Give all the lines below again, exactly, with no pictures.

━━━━━━━━━━━━━━━━━━━━

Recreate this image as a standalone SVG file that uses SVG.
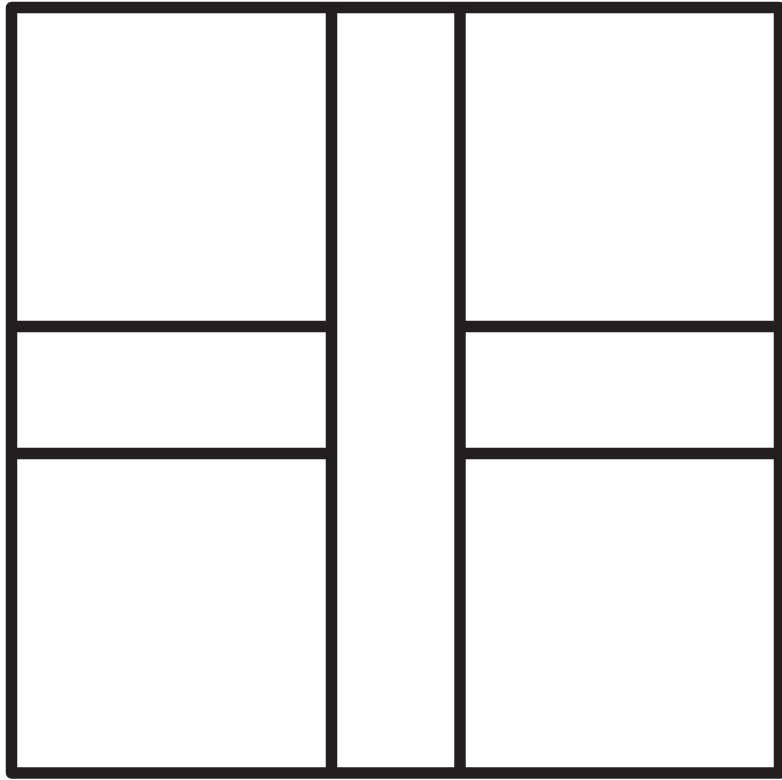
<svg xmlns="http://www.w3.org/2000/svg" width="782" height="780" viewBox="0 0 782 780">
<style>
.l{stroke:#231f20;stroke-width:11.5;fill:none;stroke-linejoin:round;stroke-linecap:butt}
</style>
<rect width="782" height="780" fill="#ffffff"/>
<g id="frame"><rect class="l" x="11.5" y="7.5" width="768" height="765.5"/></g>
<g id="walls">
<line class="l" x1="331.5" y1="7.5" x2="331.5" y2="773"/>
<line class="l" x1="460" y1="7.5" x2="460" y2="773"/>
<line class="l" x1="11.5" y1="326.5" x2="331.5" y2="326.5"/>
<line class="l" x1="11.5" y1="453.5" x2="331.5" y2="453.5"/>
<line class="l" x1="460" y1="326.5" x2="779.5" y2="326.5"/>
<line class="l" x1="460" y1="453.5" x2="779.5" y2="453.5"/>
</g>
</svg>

━━━━━━━━━━━━━━━━━━━━

# Finished exercise:
Recreate this image as a standalone SVG file that uses SVG.
<svg xmlns="http://www.w3.org/2000/svg" width="782" height="780" viewBox="0 0 782 780">
<style>
.l{stroke:#231f20;stroke-width:11.5;fill:none;stroke-linejoin:round;stroke-linecap:butt}
</style>
<rect width="782" height="780" fill="#ffffff"/>
<g id="frame"><rect class="l" x="11.5" y="7.5" width="768" height="765.5"/></g>
<g id="walls">
<line class="l" x1="331.5" y1="7.5" x2="331.5" y2="773"/>
<line class="l" x1="460" y1="7.5" x2="460" y2="773"/>
<line class="l" x1="11.5" y1="326.5" x2="331.5" y2="326.5"/>
<line class="l" x1="11.5" y1="453.5" x2="331.5" y2="453.5"/>
<line class="l" x1="460" y1="326.5" x2="779.5" y2="326.5"/>
<line class="l" x1="460" y1="453.5" x2="779.5" y2="453.5"/>
</g>
</svg>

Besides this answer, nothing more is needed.